For information only - not an official document
UNIS/SGSM/382
16 October 2012
Message on International Day for Eradication of Poverty
17 October 2012
VIENNA, 17 October (UN Information Service) - Poverty is easy to denounce but difficult to combat. Those suffering from hunger, want and indignity need more than sympathetic words; they need concrete support.
We mark this year's International Day for the Eradication of Poverty at a time of economic austerity in many countries. As governments struggle to balance budgets, funding for anti-poverty measures is under threat. But this is precisely the time to provide the poor with access to social services, income security, decent work and social protection. Only then can we build stronger and more prosperous societies - not by balancing budgets at the expense of the poor.
The Millennium Development Goals have galvanized global action that generated great progress. We have cut extreme poverty by half and corrected the gender imbalance in early education, with as many girls now attending primary school as boys. Many more communities have access to clean drinking water. Millions of lives have been saved thanks to investments in health.

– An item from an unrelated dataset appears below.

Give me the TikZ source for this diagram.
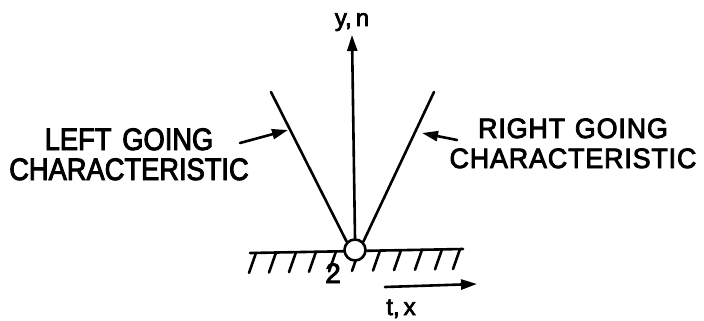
\documentclass[tikz,border=0pt]{standalone}
\usepackage{fontspec}
\setmainfont{Liberation Sans}
\newfontfamily\lettL[FakeStretch=0.88,FakeBold=3]{Liberation Sans}
\newfontfamily\lettR[FakeStretch=0.96,FakeBold=3,LetterSpace=3]{Liberation Sans}
\newfontfamily\lettA[FakeBold=3]{Liberation Sans}
\usetikzlibrary{arrows.meta}
\begin{document}
\begin{tikzpicture}[x=1pt,y=-1pt,
  ln/.style={line width=2.6pt,line cap=round},
  arr/.style={ln,-{Triangle[length=16pt,width=10pt]}},
  lbl/.style={align=center,inner sep=0pt},
  axl/.style={font=\lettA\fontsize{24}{28}\selectfont,inner sep=0pt}]
\useasboundingbox (0,0) rectangle (704,321);
% ground
\coordinate (gl) at (250,253);
\coordinate (gr) at (463,249);
\draw[ln] (gl) -- (gr);
\foreach \x in {256,276,296,316,336,359,380,401,422,442,460}{
  \draw[ln] (\x,{253-(\x-250)*4/213}) -- ++(-7,20);
}
\node[circle,draw,line width=2.6pt,fill=white,minimum size=21pt,inner sep=0pt] (pt) at (355,250) {};
% vertical axis
\coordinate (ytop) at (352,35);
\draw[arr] (pt.north) -- (ytop);
\node[axl,anchor=base] (ylab) at (352,26) {y,\,n};
% characteristics
\coordinate (ltop) at (271,92);
\coordinate (rtop) at (434,92);
\draw[ln] (pt.north west) -- (ltop);
\draw[ln] (pt.north east) -- (rtop);
\coordinate (lmid) at (288,130);
\coordinate (rmid) at (422,133);
\node[lbl,anchor=base,font=\lettL\fontsize{31}{30}\selectfont] (ltext) at (129,180) {LEFT\hspace{0.35em}GOING\\CHARACTERISTIC};
\node[lbl,anchor=base,font=\lettR\fontsize{28}{30}\selectfont] (rtext) at (573,168) {RIGHT\hspace{0.35em}GOING\\CHARACTERISTIC};
\coordinate (lfrom) at (240,143);
\coordinate (rfrom) at (457,140);
\draw[arr] (lfrom) -- (lmid);
\draw[arr] (rfrom) -- (rmid);
% labels
\node[anchor=base,inner sep=0pt,font=\lettA\fontsize{28}{30}\selectfont] (two) at (333,283) {2};
\coordinate (xs) at (385,287);
\coordinate (xe) at (477,284);
\draw[arr] (xs) -- (xe);
\node[axl,anchor=base] (xlab) at (401,315) {t,\,x};
\end{tikzpicture}
\end{document}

These gains represent a major advance toward a more equitable, prosperous and sustainable world. But more than a billion people still live in poverty, denied their rights to food, education and health care. We have to empower them to help us find sustainable solutions. We should spare no effort to ensure that all countries reach the MDGs by 2015.
At the United Nations Conference on Sustainable Development, held in June of this year, leaders from around the world declared that poverty eradication is "the greatest global challenge facing the world today."
We are now developing the UN development framework for the period after 2015, building on the MDGs while confronting persistent inequalities and new challenges facing people and the planet. Our aim is to produce a bold and ambitious framework that can foster transformational change benefiting people now and for generations to come.
Rampant poverty, which has festered for far too long, is linked to social unrest and threats to peace and security. On this International Day, let us make an investment in our common future by helping to lift people out of poverty so that they, in turn, can help to transform our world.